Girişte ilk fotoğraf, deprem öncesi Erciş'e ait bir panoramaydı. Altında da, sergideki tek deprem fotoğrafı (Ali Dağer çekmişti) vardı. Kalan fotoğraflar deprem öncesine aitti. Ancak ilerde duvara projeksiyonla yansıtılan fotoğrafların bir kısmında Erciş'in, Van'ın yürek burkan hali sürekli dönmekteydi.
Nihat Çavuşoğlu'nun fotoğrafları sergi sorumlularına geç ulaştığından, sergide sadece depremle birlikte neredeyse kaybolan "Erciş Kalesi"ne ait bir fotoğrafla temsil edilebildi. Kenan Aşçıoğlu, Abdulselam Elçi ve İlhami Mısırlıoğlu'nun fotoğrafları da bizi Erciş'in, Van'ın eski günlerine götürdü.
Açılış gecesinde ve sonraki bir haftada 60'a yakın fotoğraf satıldı. Elde edilen deneyim büyüktü.

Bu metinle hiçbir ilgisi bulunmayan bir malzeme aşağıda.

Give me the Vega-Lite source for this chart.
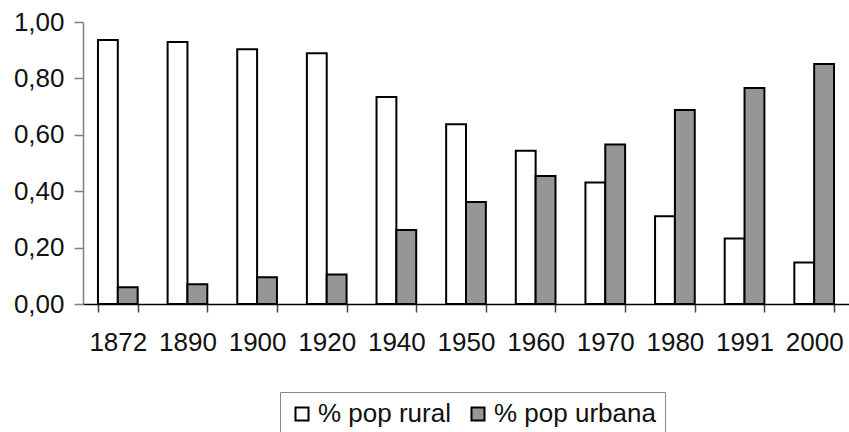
{
  "$schema": "https://vega.github.io/schema/vega-lite/v6.json",
  "autosize": {"type": "none"},
  "width": 766,
  "height": 282,
  "padding": {"left": 83, "top": 22, "right": 0, "bottom": 128},
  "background": "white",
  "data": {
    "values": [
      {"year": "1872", "serie": "% pop rural", "valor": 0.936},
      {"year": "1872", "serie": "% pop urbana", "valor": 0.059},
      {"year": "1890", "serie": "% pop rural", "valor": 0.929},
      {"year": "1890", "serie": "% pop urbana", "valor": 0.070},
      {"year": "1900", "serie": "% pop rural", "valor": 0.903},
      {"year": "1900", "serie": "% pop urbana", "valor": 0.095},
      {"year": "1920", "serie": "% pop rural", "valor": 0.889},
      {"year": "1920", "serie": "% pop urbana", "valor": 0.105},
      {"year": "1940", "serie": "% pop rural", "valor": 0.734},
      {"year": "1940", "serie": "% pop urbana", "valor": 0.262},
      {"year": "1950", "serie": "% pop rural", "valor": 0.637},
      {"year": "1950", "serie": "% pop urbana", "valor": 0.362},
      {"year": "1960", "serie": "% pop rural", "valor": 0.543},
      {"year": "1960", "serie": "% pop urbana", "valor": 0.454},
      {"year": "1970", "serie": "% pop rural", "valor": 0.431},
      {"year": "1970", "serie": "% pop urbana", "valor": 0.566},
      {"year": "1980", "serie": "% pop rural", "valor": 0.311},
      {"year": "1980", "serie": "% pop urbana", "valor": 0.688},
      {"year": "1991", "serie": "% pop rural", "valor": 0.232},
      {"year": "1991", "serie": "% pop urbana", "valor": 0.766},
      {"year": "2000", "serie": "% pop rural", "valor": 0.147},
      {"year": "2000", "serie": "% pop urbana", "valor": 0.851}
    ]
  },
  "mark": {"type": "bar", "stroke": "black", "strokeWidth": 2},
  "encoding": {
    "x": {
      "field": "year",
      "type": "nominal",
      "sort": null,
      "scale": {"paddingInner": 0.43, "paddingOuter": 0.215},
      "axis": {
        "title": null,
        "labelAngle": 0,
        "labelFont": "Liberation Sans",
        "labelFontSize": 26,
        "labelColor": "#111111",
        "labelPadding": 17,
        "tickSize": 8,
        "tickBand": "extent",
        "tickColor": "#444444",
        "tickWidth": 1.5,
        "domainColor": "black",
        "domainWidth": 1.5
      }
    },
    "xOffset": {
      "field": "serie",
      "type": "nominal",
      "sort": ["% pop rural", "% pop urbana"],
      "scale": {"paddingInner": 0, "paddingOuter": 0}
    },
    "y": {
      "field": "valor",
      "type": "quantitative",
      "scale": {"domain": [0, 1], "nice": false},
      "axis": {
        "title": null,
        "values": [0, 0.2, 0.4, 0.6, 0.8, 1.0],
        "labelExpr": "replace(format(datum.value, '.2f'), '.', ',')",
        "grid": false,
        "labelFont": "Liberation Sans",
        "labelFontSize": 26,
        "labelColor": "#111111",
        "labelPadding": 10,
        "tickSize": 9,
        "tickColor": "#808080",
        "tickWidth": 1.5,
        "domainColor": "#808080",
        "domainWidth": 1.5
      }
    },
    "fill": {
      "field": "serie",
      "type": "nominal",
      "sort": ["% pop rural", "% pop urbana"],
      "scale": {"domain": ["% pop rural", "% pop urbana"], "range": ["#ffffff", "#969696"]},
      "legend": {
        "title": null,
        "orient": "none",
        "direction": "horizontal",
        "legendX": 197,
        "legendY": 370,
        "padding": 9,
        "strokeColor": "#888888",
        "symbolType": "square",
        "symbolSize": 169,
        "symbolStrokeColor": "black",
        "symbolStrokeWidth": 2,
        "labelFont": "Liberation Sans",
        "labelFontSize": 26,
        "labelColor": "#111111",
        "labelOffset": 3,
        "labelLimit": 400,
        "columnPadding": 14
      }
    }
  },
  "config": {
    "view": {"stroke": null}
  }
}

Klasik yardım çabalarının dışına çıkmayı başarmış bir etkinlikti yaşama geçen. Artık başka yerlerde de tekrarlanabilirdi. İnternetten satış da başarılabilirse yöredeki sanata ve sanatçılara daha büyük bir destek sağlanmış olacak.
Sergi İzmir'de
İzmir'de Ziraat Mühendisleri Odası'nın lokalinde 25 Kasım cuma günü 15.00'de açılan serginin Ankara ve Bursa'ya da gitmesi için temaslar sürüyor. Destekçilerini buldukça etkinlik daha da yaygınlaşabilir.
Bu sergide satılacak fotoğraflardan elde edilecek fon ile, yörede sıkıntıya düşmüş, başta fotoğraf sanatçıları olmak üzere sanat ile ilgilenen mağdurlara destek olmak amaçlanıyor.
Eskiden ikiz kızlarıma geceleri masal okurdum. Şu ünlü "Karınca ile ağustos böceği" masalını ne zaman okumaya kalksam boğazıma bir düğüm takılırdı. Orada "çalışmaya övgü, tembelliğe yergi" dersi verilmeye çalışılırken sanatın ve sanatçıların aşağılanmışlığını hissederdim. Bu nedenle de masalın sonunu hep değiştirirdim. Benim masalımdaki karınca, kış günü kapısını çalan aç ağustos böceğine "bütün yaz biz çalıştık, sen çalıp oynadın; şimdi de git cezanı çek, sana yiyecek yok!" demiyordu asla. Şöyle diyordu: "Elbette kardeş, gel içeri, ısın, topladığımız yiyeceklerde senin de payın var. Senin müziğin bize moral verdi, güç verdi; sen de bizim ruhumuzu doyurmuştun!" Ağustos böceğiyle birlikte her seferinde benim de gözlerim dolardı.
Galiba bu öykünün yeni sonu Göl Diyarı'nda yaşama geçiyor. Depremden zarar gören başta fotoğrafçılar olmak üzere çeşitli sanatçılara destek için sergi açılıyor, fotoğraf satılıp paralar toplanıyor. Karıncalar, bu kez ağustos böceklerine destek vererek, klasik öykünün sonunu olumlu biçime çevirmeye kararlılar. Bunun için hepimize ihtiyaçları var.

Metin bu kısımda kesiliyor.